What this task involves: Output all entries verbatim. Skip pictures.

Records for the task:

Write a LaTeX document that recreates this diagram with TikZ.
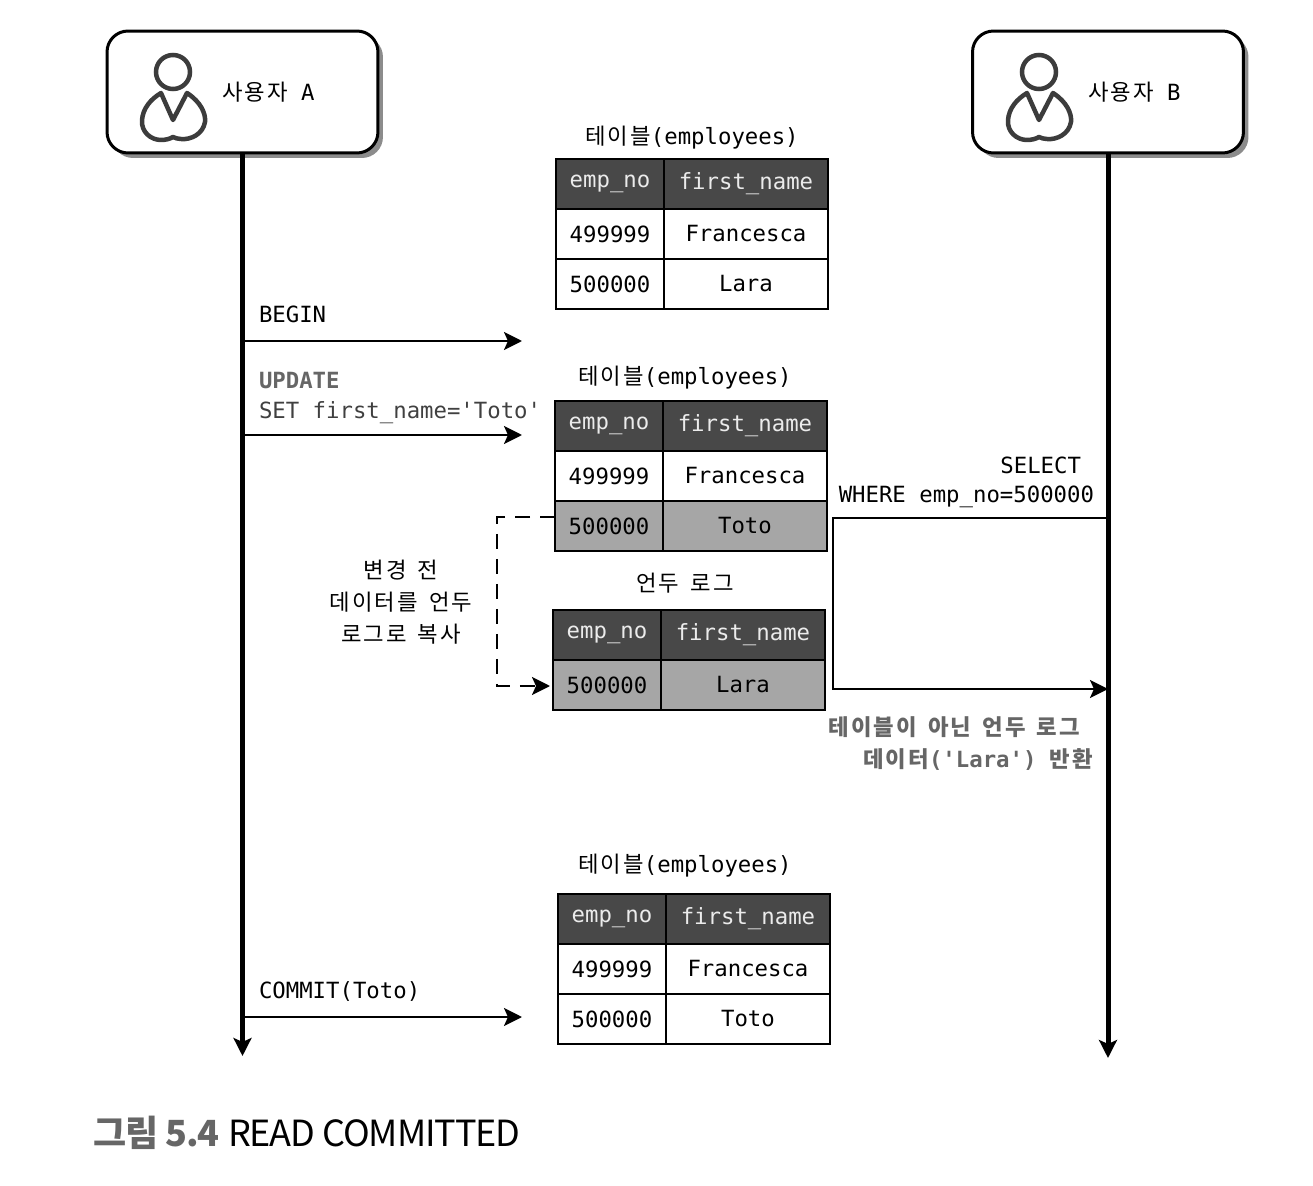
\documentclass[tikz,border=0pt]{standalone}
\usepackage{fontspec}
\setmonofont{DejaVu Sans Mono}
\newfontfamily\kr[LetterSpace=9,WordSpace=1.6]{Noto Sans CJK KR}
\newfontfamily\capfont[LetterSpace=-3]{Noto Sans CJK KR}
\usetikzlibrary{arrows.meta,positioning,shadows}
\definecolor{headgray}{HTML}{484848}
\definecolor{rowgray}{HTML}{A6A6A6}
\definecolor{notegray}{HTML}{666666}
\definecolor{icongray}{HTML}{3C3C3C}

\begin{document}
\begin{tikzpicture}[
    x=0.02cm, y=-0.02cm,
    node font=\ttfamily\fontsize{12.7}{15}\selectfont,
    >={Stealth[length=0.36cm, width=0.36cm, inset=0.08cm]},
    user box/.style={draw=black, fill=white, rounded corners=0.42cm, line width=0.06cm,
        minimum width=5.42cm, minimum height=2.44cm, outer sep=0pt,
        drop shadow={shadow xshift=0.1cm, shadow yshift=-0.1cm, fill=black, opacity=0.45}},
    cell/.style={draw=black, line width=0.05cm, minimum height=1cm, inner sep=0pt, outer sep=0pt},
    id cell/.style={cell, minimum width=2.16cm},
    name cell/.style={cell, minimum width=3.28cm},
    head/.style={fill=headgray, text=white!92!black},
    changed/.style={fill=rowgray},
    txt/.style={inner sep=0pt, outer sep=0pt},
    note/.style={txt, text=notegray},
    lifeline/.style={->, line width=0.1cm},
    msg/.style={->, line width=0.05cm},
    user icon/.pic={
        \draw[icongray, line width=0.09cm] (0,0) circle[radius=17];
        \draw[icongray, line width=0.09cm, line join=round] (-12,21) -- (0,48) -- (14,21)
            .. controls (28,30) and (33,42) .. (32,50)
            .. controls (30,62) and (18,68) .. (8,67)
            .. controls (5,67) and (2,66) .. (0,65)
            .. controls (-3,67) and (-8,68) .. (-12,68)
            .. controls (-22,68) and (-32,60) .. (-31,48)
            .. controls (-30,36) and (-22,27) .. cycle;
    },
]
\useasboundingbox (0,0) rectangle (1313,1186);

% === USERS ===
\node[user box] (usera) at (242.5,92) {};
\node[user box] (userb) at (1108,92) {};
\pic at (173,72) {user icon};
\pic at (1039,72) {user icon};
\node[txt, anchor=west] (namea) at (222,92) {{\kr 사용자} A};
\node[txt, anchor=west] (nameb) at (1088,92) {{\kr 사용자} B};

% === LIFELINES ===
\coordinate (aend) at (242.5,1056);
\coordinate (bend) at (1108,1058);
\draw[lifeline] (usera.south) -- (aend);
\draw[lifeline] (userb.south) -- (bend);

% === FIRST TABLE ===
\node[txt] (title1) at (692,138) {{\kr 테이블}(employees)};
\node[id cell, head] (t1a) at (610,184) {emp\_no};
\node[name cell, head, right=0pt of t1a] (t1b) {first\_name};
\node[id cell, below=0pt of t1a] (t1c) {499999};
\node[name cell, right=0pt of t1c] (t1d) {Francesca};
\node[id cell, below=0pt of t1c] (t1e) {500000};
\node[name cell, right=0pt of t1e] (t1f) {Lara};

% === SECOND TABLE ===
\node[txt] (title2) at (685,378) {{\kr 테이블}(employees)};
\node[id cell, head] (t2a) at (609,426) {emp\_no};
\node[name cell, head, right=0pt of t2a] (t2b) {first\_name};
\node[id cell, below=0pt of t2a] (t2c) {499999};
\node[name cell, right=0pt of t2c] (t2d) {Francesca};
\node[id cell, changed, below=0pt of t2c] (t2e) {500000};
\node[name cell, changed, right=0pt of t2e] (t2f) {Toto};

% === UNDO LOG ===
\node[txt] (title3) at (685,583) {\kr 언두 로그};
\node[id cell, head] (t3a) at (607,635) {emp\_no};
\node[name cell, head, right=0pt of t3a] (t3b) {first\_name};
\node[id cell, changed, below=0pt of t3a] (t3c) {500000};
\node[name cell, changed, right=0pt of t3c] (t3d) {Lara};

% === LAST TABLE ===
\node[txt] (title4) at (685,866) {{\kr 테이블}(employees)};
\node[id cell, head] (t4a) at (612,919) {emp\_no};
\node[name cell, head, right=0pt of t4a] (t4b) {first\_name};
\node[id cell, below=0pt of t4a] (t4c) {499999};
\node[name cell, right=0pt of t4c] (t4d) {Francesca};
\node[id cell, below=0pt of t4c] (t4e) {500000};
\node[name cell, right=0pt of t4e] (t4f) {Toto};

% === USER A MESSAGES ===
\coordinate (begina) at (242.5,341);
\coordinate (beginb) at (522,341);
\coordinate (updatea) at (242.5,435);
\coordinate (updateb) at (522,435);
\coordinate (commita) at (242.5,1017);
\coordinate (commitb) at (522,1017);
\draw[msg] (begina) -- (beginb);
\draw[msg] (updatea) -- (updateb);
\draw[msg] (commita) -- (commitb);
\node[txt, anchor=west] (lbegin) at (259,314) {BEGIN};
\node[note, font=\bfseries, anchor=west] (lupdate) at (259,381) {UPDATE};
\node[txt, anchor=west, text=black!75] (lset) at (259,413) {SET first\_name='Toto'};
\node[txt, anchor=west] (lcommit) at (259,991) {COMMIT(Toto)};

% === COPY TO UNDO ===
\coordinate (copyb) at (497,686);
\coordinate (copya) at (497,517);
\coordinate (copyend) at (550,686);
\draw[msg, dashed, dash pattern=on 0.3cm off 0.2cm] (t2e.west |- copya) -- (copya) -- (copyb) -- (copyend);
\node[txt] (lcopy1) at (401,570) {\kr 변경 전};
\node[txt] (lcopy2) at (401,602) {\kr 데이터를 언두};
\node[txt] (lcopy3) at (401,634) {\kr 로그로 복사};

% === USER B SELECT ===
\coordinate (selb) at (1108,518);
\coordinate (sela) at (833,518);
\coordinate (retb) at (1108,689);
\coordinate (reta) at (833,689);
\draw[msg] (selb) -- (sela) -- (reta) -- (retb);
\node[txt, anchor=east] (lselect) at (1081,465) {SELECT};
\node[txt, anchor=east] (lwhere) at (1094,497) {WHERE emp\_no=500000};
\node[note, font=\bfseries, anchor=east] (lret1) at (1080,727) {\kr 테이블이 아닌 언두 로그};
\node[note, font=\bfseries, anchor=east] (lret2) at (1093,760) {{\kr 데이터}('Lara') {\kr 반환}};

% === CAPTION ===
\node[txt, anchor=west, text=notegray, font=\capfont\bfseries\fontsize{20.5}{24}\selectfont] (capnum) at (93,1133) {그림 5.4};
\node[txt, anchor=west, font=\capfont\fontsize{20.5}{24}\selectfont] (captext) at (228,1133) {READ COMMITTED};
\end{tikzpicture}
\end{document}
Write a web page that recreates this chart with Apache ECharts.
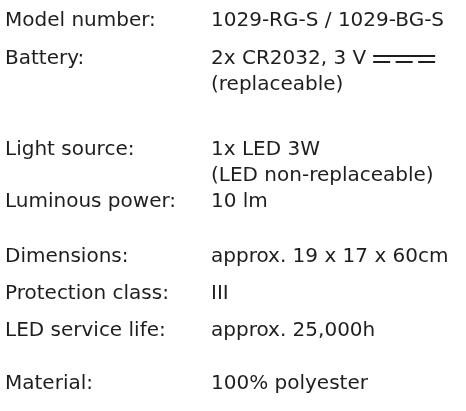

The result:
Write a LaTeX document that recreates this diagram with TikZ.
\documentclass[tikz,border=0pt]{standalone}
\usepackage{fontspec}
\setmonofont{DejaVu Sans Mono}
\newfontfamily\kr[LetterSpace=9,WordSpace=1.6]{Noto Sans CJK KR}
\newfontfamily\capfont[LetterSpace=-3]{Noto Sans CJK KR}
\usetikzlibrary{arrows.meta,positioning,shadows}
\definecolor{headgray}{HTML}{484848}
\definecolor{rowgray}{HTML}{A6A6A6}
\definecolor{notegray}{HTML}{666666}
\definecolor{icongray}{HTML}{3C3C3C}

\begin{document}
\begin{tikzpicture}[
    x=0.02cm, y=-0.02cm,
    node font=\ttfamily\fontsize{12.7}{15}\selectfont,
    >={Stealth[length=0.36cm, width=0.36cm, inset=0.08cm]},
    user box/.style={draw=black, fill=white, rounded corners=0.42cm, line width=0.06cm,
        minimum width=5.42cm, minimum height=2.44cm, outer sep=0pt,
        drop shadow={shadow xshift=0.1cm, shadow yshift=-0.1cm, fill=black, opacity=0.45}},
    cell/.style={draw=black, line width=0.05cm, minimum height=1cm, inner sep=0pt, outer sep=0pt},
    id cell/.style={cell, minimum width=2.16cm},
    name cell/.style={cell, minimum width=3.28cm},
    head/.style={fill=headgray, text=white!92!black},
    changed/.style={fill=rowgray},
    txt/.style={inner sep=0pt, outer sep=0pt},
    note/.style={txt, text=notegray},
    lifeline/.style={->, line width=0.1cm},
    msg/.style={->, line width=0.05cm},
    user icon/.pic={
        \draw[icongray, line width=0.09cm] (0,0) circle[radius=17];
        \draw[icongray, line width=0.09cm, line join=round] (-12,21) -- (0,48) -- (14,21)
            .. controls (28,30) and (33,42) .. (32,50)
            .. controls (30,62) and (18,68) .. (8,67)
            .. controls (5,67) and (2,66) .. (0,65)
            .. controls (-3,67) and (-8,68) .. (-12,68)
            .. controls (-22,68) and (-32,60) .. (-31,48)
            .. controls (-30,36) and (-22,27) .. cycle;
    },
]
\useasboundingbox (0,0) rectangle (1313,1186);

% === USERS ===
\node[user box] (usera) at (242.5,92) {};
\node[user box] (userb) at (1108,92) {};
\pic at (173,72) {user icon};
\pic at (1039,72) {user icon};
\node[txt, anchor=west] (namea) at (222,92) {{\kr 사용자} A};
\node[txt, anchor=west] (nameb) at (1088,92) {{\kr 사용자} B};

% === LIFELINES ===
\coordinate (aend) at (242.5,1056);
\coordinate (bend) at (1108,1058);
\draw[lifeline] (usera.south) -- (aend);
\draw[lifeline] (userb.south) -- (bend);

% === FIRST TABLE ===
\node[txt] (title1) at (692,138) {{\kr 테이블}(employees)};
\node[id cell, head] (t1a) at (610,184) {emp\_no};
\node[name cell, head, right=0pt of t1a] (t1b) {first\_name};
\node[id cell, below=0pt of t1a] (t1c) {499999};
\node[name cell, right=0pt of t1c] (t1d) {Francesca};
\node[id cell, below=0pt of t1c] (t1e) {500000};
\node[name cell, right=0pt of t1e] (t1f) {Lara};

% === SECOND TABLE ===
\node[txt] (title2) at (685,378) {{\kr 테이블}(employees)};
\node[id cell, head] (t2a) at (609,426) {emp\_no};
\node[name cell, head, right=0pt of t2a] (t2b) {first\_name};
\node[id cell, below=0pt of t2a] (t2c) {499999};
\node[name cell, right=0pt of t2c] (t2d) {Francesca};
\node[id cell, changed, below=0pt of t2c] (t2e) {500000};
\node[name cell, changed, right=0pt of t2e] (t2f) {Toto};

% === UNDO LOG ===
\node[txt] (title3) at (685,583) {\kr 언두 로그};
\node[id cell, head] (t3a) at (607,635) {emp\_no};
\node[name cell, head, right=0pt of t3a] (t3b) {first\_name};
\node[id cell, changed, below=0pt of t3a] (t3c) {500000};
\node[name cell, changed, right=0pt of t3c] (t3d) {Lara};

% === LAST TABLE ===
\node[txt] (title4) at (685,866) {{\kr 테이블}(employees)};
\node[id cell, head] (t4a) at (612,919) {emp\_no};
\node[name cell, head, right=0pt of t4a] (t4b) {first\_name};
\node[id cell, below=0pt of t4a] (t4c) {499999};
\node[name cell, right=0pt of t4c] (t4d) {Francesca};
\node[id cell, below=0pt of t4c] (t4e) {500000};
\node[name cell, right=0pt of t4e] (t4f) {Toto};

% === USER A MESSAGES ===
\coordinate (begina) at (242.5,341);
\coordinate (beginb) at (522,341);
\coordinate (updatea) at (242.5,435);
\coordinate (updateb) at (522,435);
\coordinate (commita) at (242.5,1017);
\coordinate (commitb) at (522,1017);
\draw[msg] (begina) -- (beginb);
\draw[msg] (updatea) -- (updateb);
\draw[msg] (commita) -- (commitb);
\node[txt, anchor=west] (lbegin) at (259,314) {BEGIN};
\node[note, font=\bfseries, anchor=west] (lupdate) at (259,381) {UPDATE};
\node[txt, anchor=west, text=black!75] (lset) at (259,413) {SET first\_name='Toto'};
\node[txt, anchor=west] (lcommit) at (259,991) {COMMIT(Toto)};

% === COPY TO UNDO ===
\coordinate (copyb) at (497,686);
\coordinate (copya) at (497,517);
\coordinate (copyend) at (550,686);
\draw[msg, dashed, dash pattern=on 0.3cm off 0.2cm] (t2e.west |- copya) -- (copya) -- (copyb) -- (copyend);
\node[txt] (lcopy1) at (401,570) {\kr 변경 전};
\node[txt] (lcopy2) at (401,602) {\kr 데이터를 언두};
\node[txt] (lcopy3) at (401,634) {\kr 로그로 복사};

% === USER B SELECT ===
\coordinate (selb) at (1108,518);
\coordinate (sela) at (833,518);
\coordinate (retb) at (1108,689);
\coordinate (reta) at (833,689);
\draw[msg] (selb) -- (sela) -- (reta) -- (retb);
\node[txt, anchor=east] (lselect) at (1081,465) {SELECT};
\node[txt, anchor=east] (lwhere) at (1094,497) {WHERE emp\_no=500000};
\node[note, font=\bfseries, anchor=east] (lret1) at (1080,727) {\kr 테이블이 아닌 언두 로그};
\node[note, font=\bfseries, anchor=east] (lret2) at (1093,760) {{\kr 데이터}('Lara') {\kr 반환}};

% === CAPTION ===
\node[txt, anchor=west, text=notegray, font=\capfont\bfseries\fontsize{20.5}{24}\selectfont] (capnum) at (93,1133) {그림 5.4};
\node[txt, anchor=west, font=\capfont\fontsize{20.5}{24}\selectfont] (captext) at (228,1133) {READ COMMITTED};
\end{tikzpicture}
\end{document}
Write a web page that recreates this chart with Apache ECharts.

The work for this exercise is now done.